How does a man set about dealing with anger? The first step is to identify the situations in which he tends towards angry responses; is it generally with a relationship, a one to one response, or does he become angry due to outside influences such as the stress of work or the actions of colleagues? Identifying the source of anger is a key to dealing with it, and if there are multiple sources then all need to be addressed.
Deal with your Anger - Anger Management Strategies
The best way for a man to define when anger becomes the dominant emotion is for him to sit back and think about the occasions when it occurs; talking to others who are close can also be helpful, for often an outsider can more easily explain the instances in which anger comes to the fore.
Once this has been investigated, it is essential to look at the ways of controlling anger. Dealing with anger, as we have said, does not involve ignoring it, and nor will it be eliminated; instead, it is a case of channelling the anger into a more constructive place, of not letting the violent side of possible angry confrontations take over.

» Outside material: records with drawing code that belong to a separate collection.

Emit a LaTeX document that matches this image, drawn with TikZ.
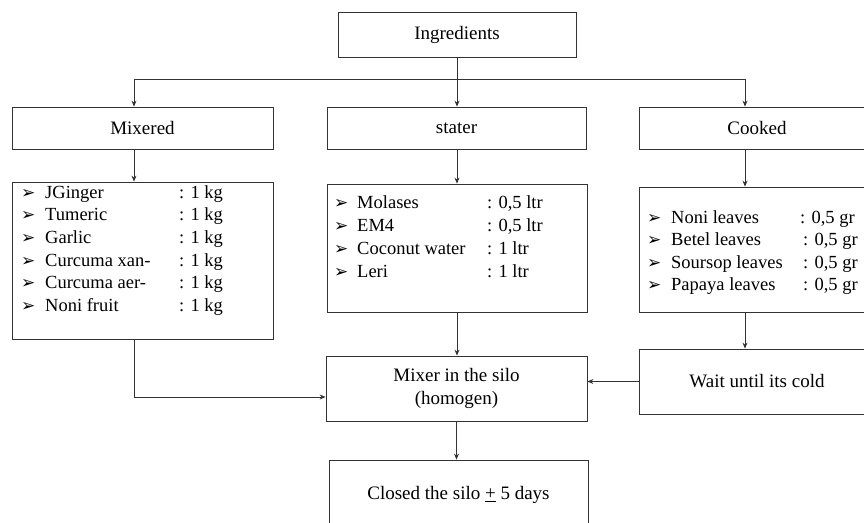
\documentclass[tikz,border=0pt]{standalone}
\usepackage{fontspec}
\setmainfont{Liberation Serif}
\newfontfamily\dingfont{DejaVu Sans}
\usetikzlibrary{arrows.meta}
\begin{document}
\begin{tikzpicture}[x=1pt,y=-1pt,
  box/.style={draw=black!80, line width=0.8pt, rectangle, inner sep=0pt,
    font=\fontsize{19}{23}\selectfont, align=center},
  conn/.style={draw=black!80, line width=0.8pt},
  arr/.style={conn, -{Stealth[length=6pt,width=5pt]}},
  item/.style={anchor=base west, inner sep=0pt, font=\fontsize{18.5}{22}\selectfont},
  bul/.style={anchor=base west, inner sep=0pt, font=\dingfont\fontsize{17}{20}\selectfont}]
\useasboundingbox (0,0) rectangle (864,522);

% boxes
\node[box, minimum width=238pt, minimum height=45pt] (ing) at (457,34.5) {Ingredients};
\node[box, minimum width=261pt, minimum height=42pt] (mixd) at (142.5,128) {Mixered};
\node[box, minimum width=259pt, minimum height=42pt] (stat) at (456.5,128) {stater};
\node[box, minimum width=236pt, minimum height=42pt] (cook) at (757,128) {Cooked};
\node[box, minimum width=261pt, minimum height=157pt] (mlist) at (142.5,260.5) {};
\node[box, minimum width=260pt, minimum height=128pt] (slist) at (457,248) {};
\node[box, minimum width=236pt, minimum height=125pt] (clist) at (757,249.5) {};
\node[box, minimum width=261pt, minimum height=65pt] (mixer) at (456.5,388.5) {Mixer in the silo\\(homogen)};
\node[box, minimum width=236pt, minimum height=65pt] (wait) at (757,381.5) {Wait until its cold};
\node[box, minimum width=259pt, minimum height=70pt] (closed) at (458.5,495) {Closed the silo \underline{+} 5 days};

% list items
\foreach \n/\q/\y [count=\i] in {JGinger/{1 kg}/198, Tumeric/{1 kg}/220.7, Garlic/{1 kg}/243.4,
    Curcuma xan-/{1 kg}/266, Curcuma aer-/{1 kg}/288.8, Noni fruit/{1 kg}/311.5} {
  \node[bul] (mb\i) at (21,\y) {➢};
  \node[item] (mn\i) at (45,\y) {\n};
  \node[item] (mq\i) at (179,\y) {: \q};
}
\foreach \n/\q/\y [count=\i] in {Molases/{0,5 ltr}/208, EM4/{0,5 ltr}/231, Coconut water/{1 ltr}/254, Leri/{1 ltr}/277} {
  \node[bul] (sb\i) at (334,\y) {➢};
  \node[item] (sn\i) at (357,\y) {\n};
  \node[item] (sq\i) at (487,\y) {: \q};
}
\foreach \n/\q/\y/\c [count=\i] in {Noni leaves/{0,5 gr}/223/800, Betel leaves/{0,5 gr}/245.5/803,
    Soursop leaves/{0,5 gr}/268/803, Papaya leaves/{0,5 gr}/290.5/803} {
  \node[bul] (cb\i) at (647,\y) {➢};
  \node[item] (cn\i) at (671,\y) {\n};
  \node[item] (cq\i) at (\c,\y) {: \q};
}

% helper coordinates
\coordinate (j) at (457,79);
\coordinate (xm) at (134,0);
\coordinate (xc) at (745,0);
\coordinate (ym) at (0,397);

% connectors
\draw[conn] (ing.south) -- (j);
\draw[arr] (j) -| (xm |- mixd.north);
\draw[arr] (j) -| (xc |- cook.north);
\draw[arr] (j) -- (j |- stat.north);
\draw[arr] (xm |- mixd.south) -- (xm |- mlist.north);
\draw[arr] (j |- stat.south) -- (j |- slist.north);
\draw[arr] (xc |- cook.south) -- (xc |- clist.north);
\draw[arr] (xm |- mlist.south) |- (mixer.west |- ym);
\draw[arr] (j |- slist.south) -- (j |- mixer.north);
\draw[arr] (xc |- clist.south) -- (xc |- wait.north);
\draw[arr] (wait.west) -- (mixer.east |- wait.west);
\draw[arr] (mixer.south) -- (mixer.south |- closed.north);
\end{tikzpicture}
\end{document}
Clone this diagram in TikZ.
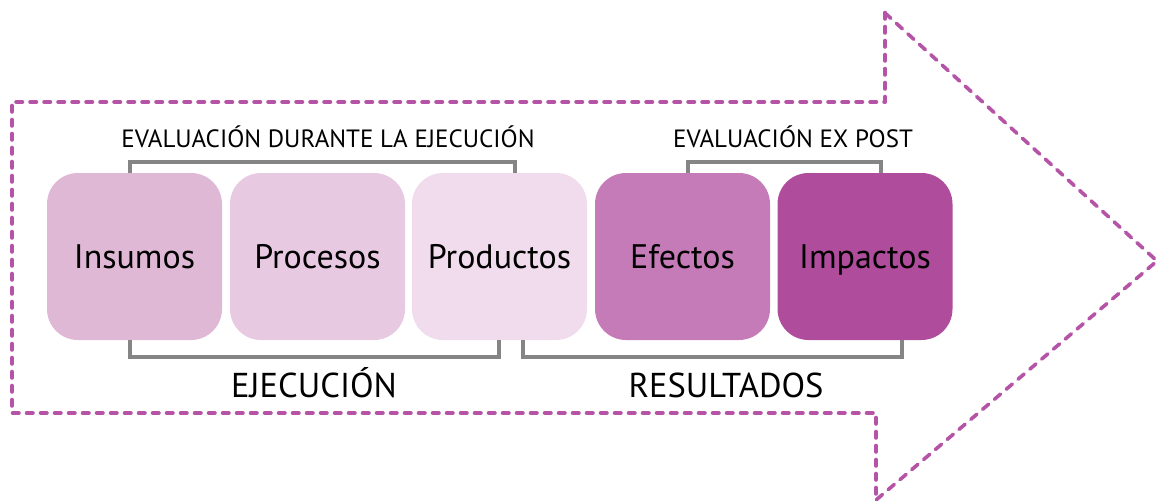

Relaxation is a key to dealing with anger; it helps if the man concerned becomes adept at recognising when an angry outburst is about to begin, and when doing so takes the trouble to settle back and relax, away – if possible – from the source of the anger.
It is not a taboo subject, as we have already said it is perfectly natural to feel anger. Anger is a major cause of stress, and as stress can cause anger we can see a vicious circle being drawn. If the most anger he feels is in the workplace then the approach to work
needs to be addressed; likewise, if it is within a relationship, then the approach to that facet of life needs attention.
Essential to dealing with anger is turning the emotion into an explanation; there will always be a reason for anger, and if he can explain the reason – in a controlled manner – to the other party involved, the anger will become more constructive and less confrontational.
If anger plays a big part in his life then he clearly needs to address many aspects of the way he lives; people are all different, and there needs to be compromise on many fronts. Overall, however, dealing with anger is about understanding why it occurs, and not about hiding from the inevitable.